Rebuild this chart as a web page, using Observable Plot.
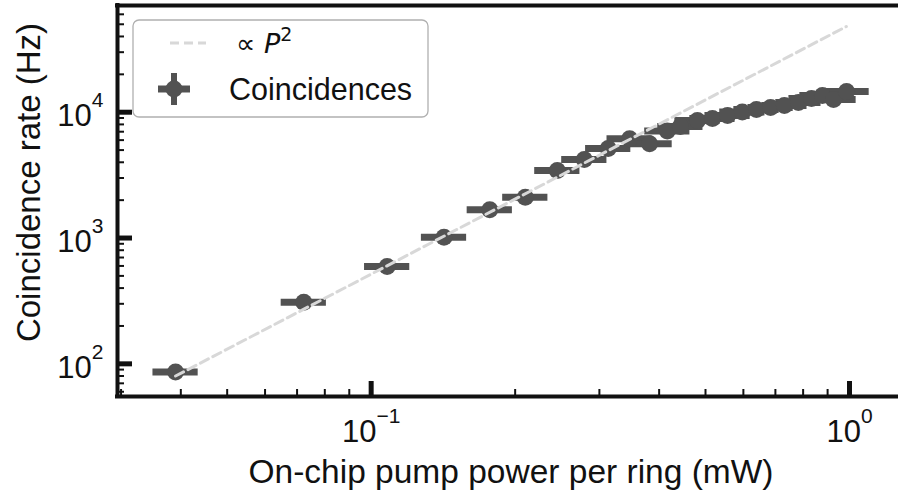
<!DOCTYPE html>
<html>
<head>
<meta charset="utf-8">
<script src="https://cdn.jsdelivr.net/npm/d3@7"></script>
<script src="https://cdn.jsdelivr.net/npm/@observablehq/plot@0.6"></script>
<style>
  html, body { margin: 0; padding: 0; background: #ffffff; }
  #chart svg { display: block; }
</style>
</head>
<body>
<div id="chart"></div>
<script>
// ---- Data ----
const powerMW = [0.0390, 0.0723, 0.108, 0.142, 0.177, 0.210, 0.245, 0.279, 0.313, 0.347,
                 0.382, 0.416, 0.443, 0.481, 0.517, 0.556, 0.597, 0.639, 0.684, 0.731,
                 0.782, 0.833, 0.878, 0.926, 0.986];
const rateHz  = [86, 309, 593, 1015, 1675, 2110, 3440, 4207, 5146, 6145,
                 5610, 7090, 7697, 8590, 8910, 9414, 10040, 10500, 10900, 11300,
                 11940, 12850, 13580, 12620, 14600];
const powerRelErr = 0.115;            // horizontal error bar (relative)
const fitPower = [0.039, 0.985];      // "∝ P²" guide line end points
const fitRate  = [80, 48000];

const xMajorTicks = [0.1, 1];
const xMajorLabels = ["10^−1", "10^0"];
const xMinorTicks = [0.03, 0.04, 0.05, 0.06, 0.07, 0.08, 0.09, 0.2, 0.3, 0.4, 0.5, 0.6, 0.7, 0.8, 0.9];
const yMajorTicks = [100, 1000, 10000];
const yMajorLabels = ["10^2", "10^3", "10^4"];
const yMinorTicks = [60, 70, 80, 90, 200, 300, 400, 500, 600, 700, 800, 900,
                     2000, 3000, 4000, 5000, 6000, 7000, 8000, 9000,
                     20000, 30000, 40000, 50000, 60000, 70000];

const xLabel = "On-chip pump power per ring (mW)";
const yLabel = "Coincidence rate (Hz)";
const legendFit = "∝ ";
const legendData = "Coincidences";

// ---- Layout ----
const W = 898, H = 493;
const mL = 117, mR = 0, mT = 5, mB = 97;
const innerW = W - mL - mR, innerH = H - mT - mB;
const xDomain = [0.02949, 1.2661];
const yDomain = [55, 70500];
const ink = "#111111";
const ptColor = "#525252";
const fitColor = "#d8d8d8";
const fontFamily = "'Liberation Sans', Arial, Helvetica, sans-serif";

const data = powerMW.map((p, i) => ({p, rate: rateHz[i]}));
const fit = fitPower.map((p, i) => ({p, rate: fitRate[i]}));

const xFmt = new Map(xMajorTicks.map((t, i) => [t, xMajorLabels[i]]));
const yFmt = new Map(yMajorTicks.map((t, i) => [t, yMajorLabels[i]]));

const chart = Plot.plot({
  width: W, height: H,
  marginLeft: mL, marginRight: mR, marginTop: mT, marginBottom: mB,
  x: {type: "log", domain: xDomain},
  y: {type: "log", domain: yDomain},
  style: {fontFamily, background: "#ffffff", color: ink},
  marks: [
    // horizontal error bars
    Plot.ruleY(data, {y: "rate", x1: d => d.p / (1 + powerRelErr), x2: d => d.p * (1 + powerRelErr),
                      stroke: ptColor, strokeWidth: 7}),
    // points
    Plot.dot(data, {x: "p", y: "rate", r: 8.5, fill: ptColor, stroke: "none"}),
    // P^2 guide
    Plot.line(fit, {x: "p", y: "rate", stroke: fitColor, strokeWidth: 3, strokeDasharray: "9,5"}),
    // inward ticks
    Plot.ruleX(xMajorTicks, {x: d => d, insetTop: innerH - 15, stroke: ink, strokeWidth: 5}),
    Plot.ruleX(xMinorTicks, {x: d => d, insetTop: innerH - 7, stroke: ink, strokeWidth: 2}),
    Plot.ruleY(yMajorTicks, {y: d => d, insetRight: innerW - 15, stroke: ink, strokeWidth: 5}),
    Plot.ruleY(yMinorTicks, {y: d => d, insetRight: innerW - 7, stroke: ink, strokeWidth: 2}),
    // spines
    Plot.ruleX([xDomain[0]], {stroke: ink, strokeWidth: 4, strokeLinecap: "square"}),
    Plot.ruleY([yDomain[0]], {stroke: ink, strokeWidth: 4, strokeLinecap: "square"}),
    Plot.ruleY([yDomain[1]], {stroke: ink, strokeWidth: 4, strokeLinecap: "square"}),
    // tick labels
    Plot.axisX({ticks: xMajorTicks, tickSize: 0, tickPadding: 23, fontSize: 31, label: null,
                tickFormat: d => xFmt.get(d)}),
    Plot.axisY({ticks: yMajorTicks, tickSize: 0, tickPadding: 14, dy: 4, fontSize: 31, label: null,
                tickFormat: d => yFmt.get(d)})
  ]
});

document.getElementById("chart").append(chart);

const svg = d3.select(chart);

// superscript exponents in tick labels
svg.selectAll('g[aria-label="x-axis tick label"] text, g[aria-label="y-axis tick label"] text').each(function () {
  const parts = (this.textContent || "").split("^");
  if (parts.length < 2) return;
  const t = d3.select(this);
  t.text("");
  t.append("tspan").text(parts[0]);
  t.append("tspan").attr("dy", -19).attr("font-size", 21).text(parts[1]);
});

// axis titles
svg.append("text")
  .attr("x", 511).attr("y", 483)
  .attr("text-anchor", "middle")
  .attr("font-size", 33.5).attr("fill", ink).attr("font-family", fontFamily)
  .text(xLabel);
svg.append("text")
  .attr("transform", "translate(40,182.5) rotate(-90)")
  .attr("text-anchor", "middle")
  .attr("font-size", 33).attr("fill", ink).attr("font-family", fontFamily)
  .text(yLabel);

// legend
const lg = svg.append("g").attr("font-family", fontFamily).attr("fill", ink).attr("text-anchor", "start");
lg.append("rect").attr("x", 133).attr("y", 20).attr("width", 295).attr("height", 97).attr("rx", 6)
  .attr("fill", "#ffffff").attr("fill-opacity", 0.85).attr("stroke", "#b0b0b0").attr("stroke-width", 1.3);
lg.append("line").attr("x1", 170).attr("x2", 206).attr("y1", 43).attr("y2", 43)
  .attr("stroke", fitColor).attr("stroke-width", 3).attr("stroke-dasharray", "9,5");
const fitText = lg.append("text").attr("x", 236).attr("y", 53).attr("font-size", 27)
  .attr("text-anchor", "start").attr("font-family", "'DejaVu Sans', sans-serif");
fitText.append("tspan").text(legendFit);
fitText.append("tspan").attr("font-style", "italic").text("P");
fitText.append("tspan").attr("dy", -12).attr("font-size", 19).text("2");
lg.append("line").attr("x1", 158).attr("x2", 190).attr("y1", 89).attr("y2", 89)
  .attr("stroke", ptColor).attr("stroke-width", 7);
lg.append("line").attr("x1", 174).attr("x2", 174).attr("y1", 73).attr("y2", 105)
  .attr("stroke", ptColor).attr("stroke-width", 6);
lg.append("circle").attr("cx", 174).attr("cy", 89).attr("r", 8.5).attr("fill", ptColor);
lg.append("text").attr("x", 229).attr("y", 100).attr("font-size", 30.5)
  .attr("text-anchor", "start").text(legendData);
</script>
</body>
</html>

Written task. Wherever "chart" shows up in a line, copy that line.

Answer to the problem.
Rebuild this chart as a web page, using Observable Plot.
  #chart svg { display: block; }
<div id="chart"></div>
const chart = Plot.plot({
document.getElementById("chart").append(chart);
const svg = d3.select(chart);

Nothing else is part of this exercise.